De no ser por la izquierda, el recuerdo a Franco sería mucho menor del que es hoy en día. Eso demuestra como incluso tras la muerte física un personaje puede seguir detentando ciertas cotas de poder dentro de eso que denominamos “el relato”. Personalmente, no recuerdo que se hablase tanto del Caudillo como en los últimos seis años. Salvando todas las distancias, con Sánchez – y su socio/enemigo/colaborador necesario Puigdemont – sucede algo similar. Arrastran su muerte política visiblemente y el camino que les queda es escasísimo, por no decir ninguno, se les han agotado los conejos de la chistera, su fragilidad es tal que la cuerda sobre la que efectúan el ejercicio de funambulismo político más rastrero y falaz de nuestra historia democrática puede romperse de un momento a otro.
Son, pues, cadáveres políticos que requieren que un alma piadosa les expida el certificado de defunción. Además, como curiosidad añadida al mayor caso de destrucción de una democracia desde dentro visto en Europa desde el Tercer Reich, se da la inusual circunstancia de que el destino de uno va ligado al otro. Sánchez precisa de Puigdemont igual que este precisa de Sánchez. Han ido de la mano por esos tortuosos meandros en los que la Constitución ha sido conculcada por activa y por pasiva y, de tanto agarrarse, han acabado siendo un solo ente, un engendro político con dos cabezas y un mismo cuerpo. Sin Puigdemont no habrá presupuestos – lo de menos, pueden prolongarse porque a Sánchez España le importa una higa – pero es que tampoco habrá nada más puesto que los siete votos – esos con los que se hizo un pareado procaz, pero terriblemente exacto – le son imprescindibles para aprobar lo que sea; a Puigdemont le va la vida en ello, porque si deja caer a Sánchez es más que posible que el nuevo gobierno que emerja de unas elecciones, aun siendo sanchista, tenga menos contemplaciones con el de Waterloo porque Sánchez no perdona ni olvida.
Son, pues, cadáveres políticos que requieren que un alma piadosa les expida el certificado de defunción
Dos cadáveres políticos a quien se da por amortizados, el primero, George Soros y su Open Society, que los ve como un estorbo. Decía un Rockefeller que cuando en las calles se produce un baño de sangre es cuando se llevan a cabo los mejores negocios. Es cruel, pero veraz. Los que realmente mueven el mundo se han puesto las botas con nosotros a costa de pandemias, guerras, inmigración ilegal delictiva, calles incendiadas por radicales y violencias de todo tipo. Mientras, nos tenían entretenidos con la ley del sí es sí, las baladronadas de Iglesias, el procés, la amnistía, el asalto a la justicia, los confinamientos ilegales, la parasitación de las instituciones y todo, para acabar discutiendo que si Broncano o Motos.

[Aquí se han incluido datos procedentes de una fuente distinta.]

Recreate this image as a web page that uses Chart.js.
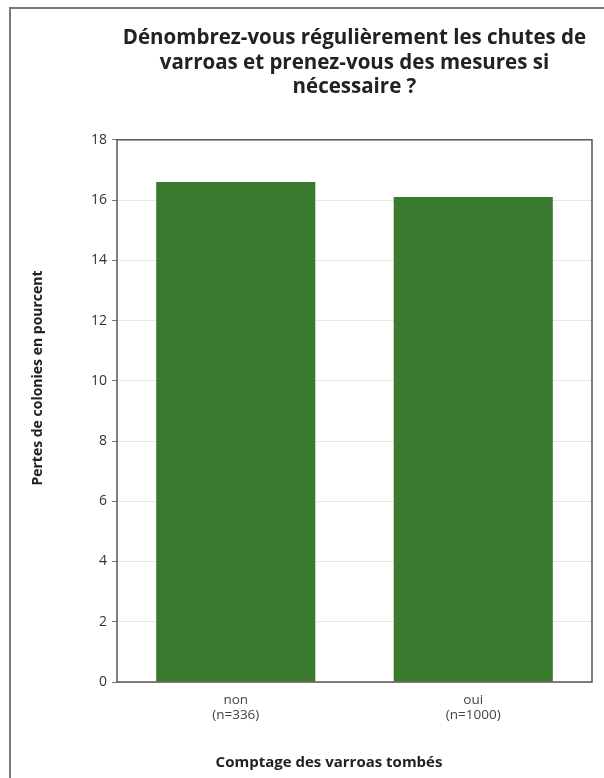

Lamento decirlo, pero no hay pueblo más fácil a la hora de ser pastoreado hacia los prados que interesan a los lobos que el nuestro. De ahí que aunque aplicando la lógica más estricta podamos decir, repito, que Sánchez y Puigdemont son dos cadáveres políticos, eso no conduzca a su dimisión. Porque en política, especialmente la española, no se pasa a mejor vida hasta que nadie se acuerda de ti. A Pablo Casado me remito.